STONE: People have stopped being cold to me and thinking, oh, she's just made of ice. She's an object to see, but not to touch or feel. I think people see me and realize she's been through the same [expletive] I've been through. And she sees me, and I see her. And we can meet in a place of tenderness. And for me, that's made my world so beautiful, so remarkable, so special, meaningful. I just - I feel like, in the very, very difficult period of my life after the stroke where I felt like really no one understood what was happening to me, and I was so alone, I feel now like I'm just not alone anymore. I feel like there's such a depth of warmth and perception and grace and - God, it's good.
MARTIN: Well, thank you for that. And thank you for talking with us. And happy Mother's Day almost.
STONE: Thank you. You too.
MARTIN: Got a houseful of boys. What does Mother's Day look like at the Stone house?
STONE: Well, I have so many boys. And they're all in puberty. And I'm in menopause. So it's kind of a hormonal [expletive] show over here.
STONE: And - but nobody really wants anything for our celebrations. We just want each other. We're just so grateful. We feel really blessed and lucky because we had enough food. We had shelter. And we had each other. And we really recognized that everybody didn't. And though we've lost a number of people, we didn't lose each other. And we're really feeling lucky.
MARTIN: No special waffles, though? No banana pancakes?

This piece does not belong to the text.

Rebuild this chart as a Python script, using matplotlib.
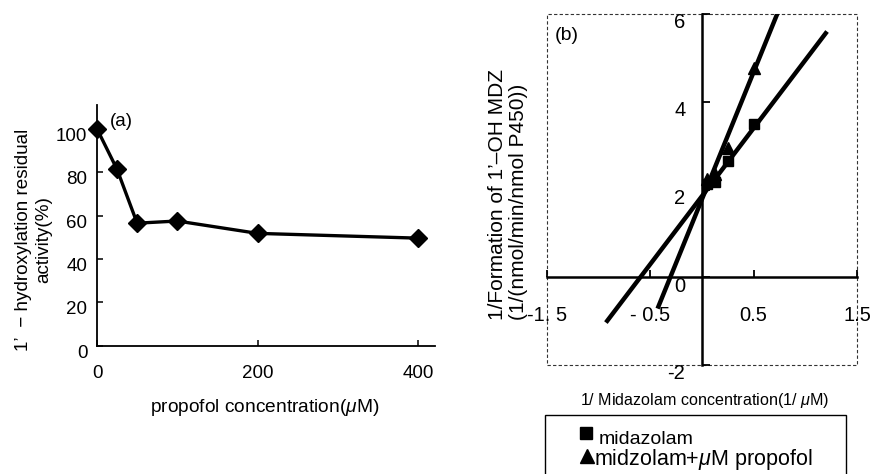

STONE: Well, we really love - Snoop Dogg made this cookbook.
MARTIN: (Laughter) OK.
STONE: He has this thing called Billionaire's Bacon, and it destroys the oven. It's just awful because you put brown sugar and black pepper and all this stuff all over the bacon. And you bake it in the oven. It makes a terrible mess. But it's fantastic. It's - and it's just awful for you. But it's - so that - I'm sure one of them will request the Billionaire Bacon, because that's the favorite around here.
MARTIN: Sharon Stone is an award-winning actress and activist and philanthropist. Her new memoir, "The Beauty Of Living Twice," is out now. Sharon Stone, thank you so much for talking with us. I so love talking with you. I hope we'll talk again.